═══ COLLECTED DATA ═══

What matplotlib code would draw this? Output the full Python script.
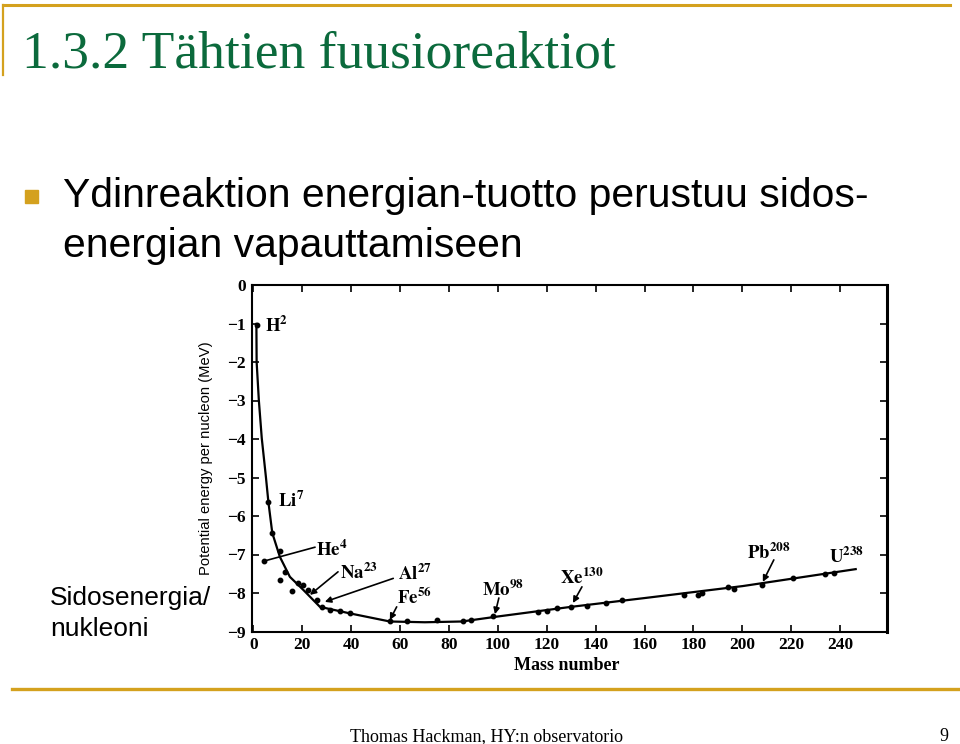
import matplotlib
matplotlib.use("Agg")
import matplotlib.pyplot as plt
from matplotlib.lines import Line2D
from matplotlib.patches import Rectangle

plt.rcParams['mathtext.fontset'] = 'stix'

# slide texts
title = "1.3.2 Tähtien fuusioreaktiot"
bullet_lines = ["Ydinreaktion energian-tuotto perustuu sidos-",
                "energian vapauttamiseen"]
side_lines = ["Sidosenergia/", "nukleoni"]
footer = "Thomas Hackman, HY:n observatorio"
page_no = "9"

# measured nuclei (mass number, potential energy per nucleon in MeV)
mass_pts = [1.3, 4.4, 6.1, 7.7, 10.8, 10.8, 12.9, 15.6, 18.3, 20.4, 22.2, 25.8,
            27.9, 31.3, 35.4, 39.5, 55.8, 62.9, 74.9, 85.8, 89.2, 98.1, 116.5,
            119.9, 124.3, 130.1, 136.3, 144.2, 150.6, 176.1, 181.9, 183.7,
            194.2, 196.5, 207.9, 220.8, 234.0, 237.4]
energy_pts = [-1.04, -7.17, -5.63, -6.45, -6.9, -7.66, -7.45, -7.96, -7.75, -7.8,
              -7.92, -8.18, -8.37, -8.44, -8.48, -8.53, -8.74, -8.72, -8.69,
              -8.72, -8.69, -8.59, -8.5, -8.47, -8.40, -8.36, -8.33, -8.27,
              -8.18, -8.04, -8.05, -7.99, -7.85, -7.90, -7.78, -7.62, -7.51,
              -7.49]

# smooth curve through them
mass_curve = [1.2, 1.3, 2.2, 3.4, 5.1, 6.1, 7.7, 10.8, 14.9, 20.4, 27.2, 39.5,
              55.8, 70.1, 85.3, 100, 129.9, 160.2, 200.2, 246.4]
energy_curve = [-1.01, -2.0, -2.99, -3.98, -4.99, -5.63, -6.44, -7.06, -7.58,
                -7.92, -8.36, -8.53, -8.74, -8.76, -8.74, -8.61, -8.36, -8.13,
                -7.82, -7.38]

# nucleus labels: text, text position, pointer line (start, end) or None
labels = ["H^{2}", "Li^{7}", "He^{4}", "Na^{23}", "Al^{27}",
          "Fe^{56}", "Mo^{98}", "Xe^{130}", "Pb^{208}", "U^{238}"]
label_xy = [(4.7, -1.05), (10.0, -5.6), (25.6, -6.88), (35.4, -7.48),
            (59.1, -7.5), (58.7, -8.13), (93.5, -7.92), (125.4, -7.61),
            (201.8, -6.96), (235.3, -7.06)]
pointers = [None, None,
            ((25.2, -6.81), (4.4, -7.17)),
            ((34.6, -7.45), (23.1, -8.05)),
            ((57.2, -7.62), (29.2, -8.23)),
            ((58.6, -8.36), (55.8, -8.70)),
            ((100.4, -8.13), (98.8, -8.55)),
            ((134.4, -7.84), (130.7, -8.26)),
            ((212.9, -7.14), (208.4, -7.71)),
            None]
has_head = [False, False, False, True, True, True, True, True, True, False]

x_ticks = list(range(0, 241, 20))
y_ticks = list(range(0, -10, -1))

gold = '#D4A11E'
green = '#0B6A3C'

fig = plt.figure(figsize=(9.6, 7.44), dpi=100)
W, H = 960.0, 744.0

def fx(px):
    return px / W

def fy(py):
    return 1 - py / H

# slide frame
fig.add_artist(Line2D([fx(3), fx(950)], [fy(5), fy(5)], color=gold, lw=2.2))
fig.add_artist(Line2D([fx(3), fx(3)], [fy(5), fy(75)], color=gold, lw=1.6))
fig.add_artist(Line2D([fx(12), fx(960)], [fy(689), fy(689)], color=gold, lw=2.4))

fig.text(fx(22), fy(68), title, color=green, fontsize=38.5,
         family='Liberation Serif', va='baseline')

fig.add_artist(Rectangle((fx(25), fy(203)), 13 / W, 13 / H, color=gold,
                         transform=fig.transFigure))
fig.text(fx(63), fy(207), bullet_lines[0], fontsize=29.4,
         family='Liberation Sans', va='baseline')
fig.text(fx(63), fy(257), bullet_lines[1], fontsize=29.4,
         family='Liberation Sans', va='baseline')

fig.text(fx(50), fy(605), side_lines[0], fontsize=19, family='Liberation Sans',
         va='baseline')
fig.text(fx(50), fy(636), side_lines[1], fontsize=19, family='Liberation Sans',
         va='baseline')

fig.text(fx(486), fy(741), footer, fontsize=13, family='Liberation Serif',
         ha='center', va='baseline')
fig.text(fx(948), fy(741), page_no, fontsize=13, family='Liberation Serif',
         ha='right', va='baseline')

# chart
ax = fig.add_axes([fx(251.5), fy(631.5), (886.5 - 251.5) / W, (631.5 - 285) / H])
ax.plot(mass_curve, energy_curve, color='black', lw=1.6)
ax.plot(mass_pts, energy_pts, 'o', color='black', ms=3.2)

for i, lab in enumerate(labels):
    ax.text(label_xy[i][0], label_xy[i][1], r'$\mathbf{' + lab + '}$',
            fontsize=13.5, va='center', ha='left')
    if pointers[i] is not None:
        p0, p1 = pointers[i]
        style = '-|>' if has_head[i] else '-'
        ax.annotate('', xy=p1, xytext=p0,
                    arrowprops=dict(arrowstyle=style, color='black', lw=1.2,
                                    mutation_scale=9, shrinkA=0, shrinkB=0))

ax.set_xlim(-0.8, 259)
ax.set_ylim(-9, 0)
ax.set_xticks(x_ticks)
ax.set_yticks(y_ticks)
ax.tick_params(direction='in', length=5, width=1.2, top=True, right=True,
               labelsize=12.5, pad=4)
for lab in ax.get_xticklabels() + ax.get_yticklabels():
    lab.set_family('Liberation Serif')
    lab.set_fontweight('bold')
for s in ax.spines.values():
    s.set_linewidth(1.5)
ax.spines['right'].set_linewidth(2.2)

ax.set_ylabel("Potential energy per nucleon (MeV)", fontsize=10.6,
              family='Liberation Sans')
ax.yaxis.set_label_coords(-0.06, 0.5)
ax.set_xlabel("Mass number", fontsize=13, family='Liberation Serif',
              fontweight='bold')
ax.xaxis.set_label_coords(0.497, -0.074)

fig.savefig("out.png", dpi=100)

═══

▸ INSTRUCTIONS TO FOLLOW
Within the material above, find the lines that contain the word "matplotlib"; copy them.

▸ RESULT BELOW
What matplotlib code would draw this? Output the full Python script.
import matplotlib
matplotlib.use("Agg")
import matplotlib.pyplot as plt
from matplotlib.lines import Line2D
from matplotlib.patches import Rectangle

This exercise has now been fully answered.